Ryszard Czarnecki: Natomiast CBA jest potrzebne, myślę, że obecnie Centralne Biuro Antykorupcyjne nie wykorzystuje potencjału, który został stworzony przez Mariusza Kamińskiego i jego współpracowników. Za czasów Prawa i Sprawiedliwości w Polsce wyraźnie spadła korupcja, zwłaszcza gdy chodzi o styk polityki i biznesu. To są pewne wartości i myślę, że od tego czasu wiele osób boi się korumpować i boi się brać. To jest...

Przemysław Szubartowicz: Dobrze, to jest stanowisko PiS-u...

Ryszard Czarnecki: To jest zysk. To jest zysk dzięki PiS-owi.

Przemysław Szubartowicz: Włodzimierz Czarzasty.

Włodzimierz Czarzasty: Do historii się nie będę odnosił tam, bo tam boi się kraść i boi się tam robić cokolwiek dzięki CBA, to jest polityka. Proszę państwa, w 2006 roku CBA zostało powołane, doprowadzając tak naprawdę do chaosu kompetencyjnego i do osłabienia służb w ogóle. Ma swoją historię lepszą i gorszą. Właśnie chcę odejść od tego, żeby w tej chwili jednoznacznie powiedzieć: rozwiązać bądź nie rozwiązać, bo ja bym chciał zobaczyć cały system służb. Jeżeli w ramach tego systemu zreformowanego CBA będzie miało swoje miejsce uzasadnione, to niech zostanie, historia jest historią...

Przemysław Szubartowicz: Zawieszony głos, rozumiem. To jeszcze Mieczysław Łuczak, tak czy nie? Likwidować czy zostawić?
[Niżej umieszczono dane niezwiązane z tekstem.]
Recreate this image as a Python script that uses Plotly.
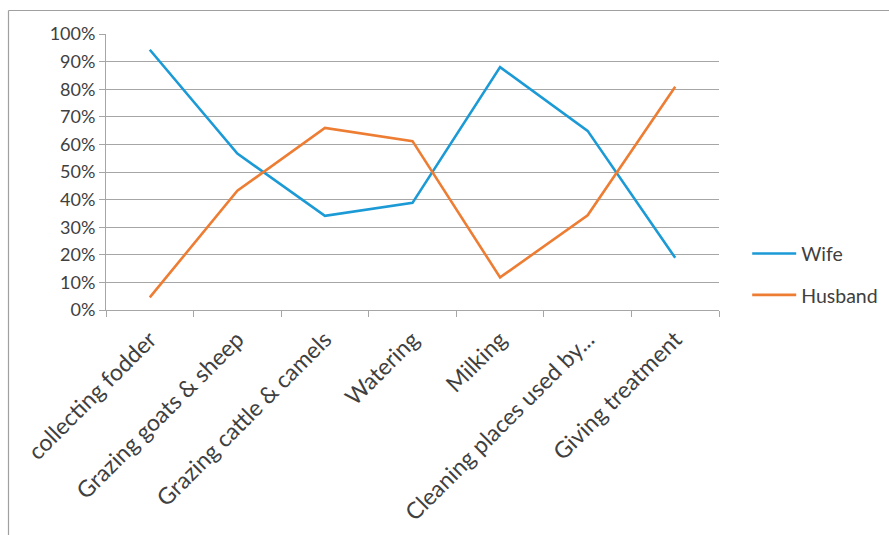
import plotly.graph_objects as go

categories = ["collecting fodder", "Grazing goats & sheep", "Grazing cattle & camels",
              "Watering", "Milking", "Cleaning places used by...", "Giving treatment"]
wife = [0.943, 0.567, 0.341, 0.388, 0.880, 0.649, 0.189]
husband = [0.046, 0.432, 0.660, 0.612, 0.118, 0.343, 0.809]
y_ticks = [i / 10 for i in range(11)]

FONT = "Lato, 'Open Sans', sans-serif"
TXT = "#404040"
GRID = "#a6a6a6"

fig = go.Figure()
fig.add_trace(go.Scatter(x=categories, y=wife, name="Wife", mode="lines",
                         line=dict(color="#1b9ad6", width=2.6), legendgroup="a"))
fig.add_trace(go.Scatter(x=categories, y=husband, name="Husband", mode="lines",
                         line=dict(color="#ee7d34", width=2.6), legendgroup="b"))

# chart frame (only top and left edges are visible in the cropped original)
PW, PH, L, B = 613, 276, 106, 310
fx0, fx1 = (8.5 - L) / PW, (892 - L) / PW
fy_top, fy_bot = (B - 10.5) / PH, (B - 540) / PH

fig.update_layout(
    width=889, height=535,
    margin=dict(l=106, r=170, t=34, b=225, autoexpand=False),
    paper_bgcolor="white", plot_bgcolor="white",
    font=dict(family=FONT, size=18, color=TXT),
    showlegend=True,
    legend=dict(x=1.046, xanchor="left", y=0.129, yanchor="middle",
                tracegroupgap=13, itemwidth=44, font=dict(size=19.5, color=TXT),
                bgcolor="rgba(0,0,0,0)"),
    xaxis=dict(type="category", range=[-0.5, 6.5], tickangle=-45, automargin=False,
               showline=True, linecolor=GRID, linewidth=1,
               ticks="outside", tickson="boundaries", ticklen=6, tickcolor=GRID,
               ticklabelstandoff=6,
               showgrid=False, tickfont=dict(size=23, color=TXT)),
    yaxis=dict(range=[0, 1], tickvals=y_ticks, tickformat=".0%", automargin=False,
               showline=True, linecolor=GRID, linewidth=1,
               ticks="outside", ticklen=6, tickcolor=GRID,
               showgrid=True, gridcolor=GRID, gridwidth=1,
               zeroline=False, tickfont=dict(size=18, color=TXT)),
    shapes=[
        dict(type="line", xref="paper", yref="paper", x0=fx0, x1=fx1, y0=fy_top, y1=fy_top,
             line=dict(color="#a0a0a0", width=1.2), layer="below"),
        dict(type="line", xref="paper", yref="paper", x0=fx0, x1=fx0, y0=fy_top, y1=fy_bot,
             line=dict(color="#a0a0a0", width=1.2), layer="below"),
    ],
)

fig.write_html("out.html")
Mieczysław Łuczak: Ja powiem króciutko, powiem w ten sam sposób co pan Czarzasty, że trudno jest się odnieść, natomiast trzeba doprowadzić do uregulowania zakresu kompetencyjnego poszczególnych służb, żeby nie pokrywały się zakresy i również żeby nie powodowały konkurencji między sobą, bo powstawała konkurencja między służbami, kto będzie (...)

Przemysław Szubartowicz: Jasna sprawa. I jeszcze w tej samej sprawie Maciej Klima.

Maciej Klima: CBA jest instytucją ważną, powinno się rozwijać, powinny być jednoznacznie jego kompetencje określone w nowym systemie bezpieczeństwa kraju. I to powinno być w sposób jednoznaczny i wyrazisty wyakcentowane.

Przemysław Szubartowicz: Różne zdania na ten temat. To jeszcze Marcin Kierwiński na koniec, Platforma Obywatelska. Co pan na to? Żeby likwidować, bo taki pomysł się pojawiał.

Marcin Kierwiński: Powinniśmy wyjść od kwestii kompetencji poszczególnych służb, funkcji, które mają realizować, wtedy dopiero możemy odpowiadać na tak postawione pytanie. Natomiast...

Głos w studiu: CBA nie realizuje swoich zadań (...)

Marcin Kierwiński: Natomiast do Czarneckiego, jak funkcjonowało CBA, widzieliśmy, naprawdę bardzo dziwię się, że po tym, co zrobił Antoni Macierewicz, jeżeli chodzi o WSI, coś całkowicie niezrozumiałego dla całego świata...

Ryszard Czarnecki: Ale Platforma głosowała oprócz jednego człowieka...

Marcin Kierwiński: ...posłowie PiS-u jeszcze chcą rozmawiać o służbach specjalnych, bo to naprawdę... miejcie trochę przyzwoitości.

Ryszard Czarnecki: Ja tylko przypomnę, że PO w całości głosował za powołaniem CBA, jak by tego nie pamiętano, to przypominam.

Marcin Kierwiński: Ja mówię o tym, co...

Ryszard Czarnecki: I posłowie Platformy Obywatelskiej...

Marcin Kierwiński: Mówię o tym, co robił pan...

Ryszard Czarnecki:  Panie pośle, jak ktoś nie ma argumentów, to przerywa. I poseł Platformy Obywatelskiej prof. Paweł Śpiewak rzucił ideę IV Rzeczpospolitej. Jak z tego się wycofujecie, to powiedzcie zmieniliśmy poglądy, a nie (...)

Przemysław Szubartowicz: I na tym kończymy, proszę państwa, tę debatę. [Marcin Kierwiński i Ryszard Czarnecki kontynuują w tle dyskusję między sobą.] Marcin Kierwiński, Ryszard Czarnecki, Artur Dębski, Mieczysław Łuczak, Włodzimierz Czarzasty, Maciej Klima i Przemysław Szubartowicz. Dziękuję państwu, do usłyszenia.